Abstract

The properties of ceramics, specifically low density and high stiffness are of most interest to gas turbine and machine tool manufacturers. High hardness, low coefficient of thermal expansion and high temperature capability are properties also suited to rolling element materials. Much research over the past two decades on its structure, quality control and manufacturing techniques has produced ceramic materials which can seriously be considered for rolling contact bearing design. However, the difficulties of both sintering and machining the material may result in surface cracks. It is difficult to detect such cracks during high volume production processes and hence there is an important need to understand their influence and fundamental mechanism of the failures they cause. In the present study, the mechanisms of fatigue failure from surface cracks subjected to rolling contact have been studied experimentally and numerically. A three-dimensional boundary element model has been developed to study the failure mechanisms in rolling contact.
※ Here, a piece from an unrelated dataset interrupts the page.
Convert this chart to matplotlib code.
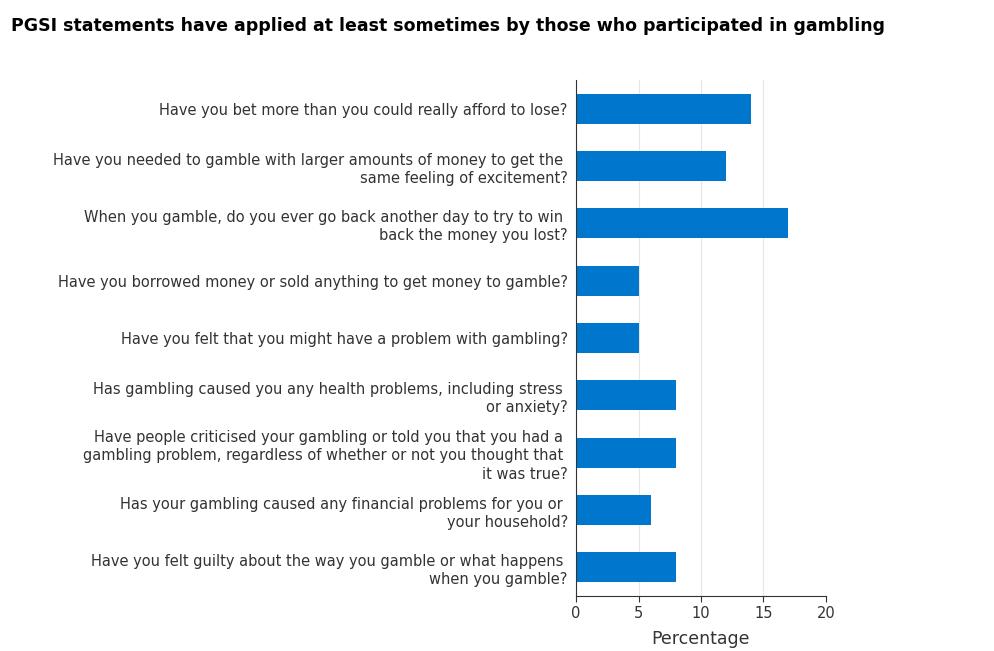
import matplotlib
matplotlib.use("Agg")
import matplotlib.pyplot as plt

categories = [
    "Have you bet more than you could really afford to lose?",
    "Have you needed to gamble with larger amounts of money to get the \nsame feeling of excitement?",
    "When you gamble, do you ever go back another day to try to win \nback the money you lost?",
    "Have you borrowed money or sold anything to get money to gamble?",
    "Have you felt that you might have a problem with gambling?",
    "Has gambling caused you any health problems, including stress \nor anxiety?",
    "Have people criticised your gambling or told you that you had a \ngambling problem, regardless of whether or not you thought that \nit was true?",
    "Has your gambling caused any financial problems for you or \nyour household?",
    "Have you felt guilty about the way you gamble or what happens \nwhen you gamble?",
]
values = [14, 12, 17, 5, 5, 8, 8, 6, 8]
ticks = [0, 5, 10, 15, 20]

fig = plt.figure(figsize=(9.95, 6.51), dpi=100)
ax = fig.add_axes([0.579, 0.0845, 0.251, 0.7925])
y = list(range(len(categories)))
ax.barh(y, values, height=0.52, color="#0077cc", zorder=2)
ax.set_ylim(len(categories) - 0.5, -0.5)
ax.set_xlim(0, 20)
ax.set_xticks(ticks)
ax.set_xticklabels([str(t) for t in ticks])
ax.set_yticks(y)
ax.set_yticklabels(categories, fontsize=10.5, color="#333333", linespacing=1.3)
ax.tick_params(axis="y", length=0, pad=6)
ax.tick_params(axis="x", length=4, labelsize=10.5, colors="#333333")
ax.grid(axis="x", color="#e6e6e6", zorder=0)
for s in ["top", "right"]:
    ax.spines[s].set_visible(False)
ax.spines["left"].set_color("#333333")
ax.spines["bottom"].set_color("#333333")
ax.set_xlabel("Percentage", fontsize=12.5, color="#333333", labelpad=6)
fig.text(0.011, 0.96, "PGSI statements have applied at least sometimes by those who participated in gambling",
         fontsize=12.5, fontweight="bold", va="center", ha="left")
fig.savefig("out.png", dpi=100)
The calculated results show that surface crack initiated fatigue failure involves fatigue crack propagation from original surface cracks and secondary surface crack formation when the crack reaches a critical condition. The secondary surface cracks play a dominant role in the formation of spalling fatigue failure. A comprehensive experimental study has been carried out to verify the numerical prediction. A modified four-ball machine is employed to perform rolling contact fatigue tests. Results from the experimental test are in good agreement with the results from the numerical analysis.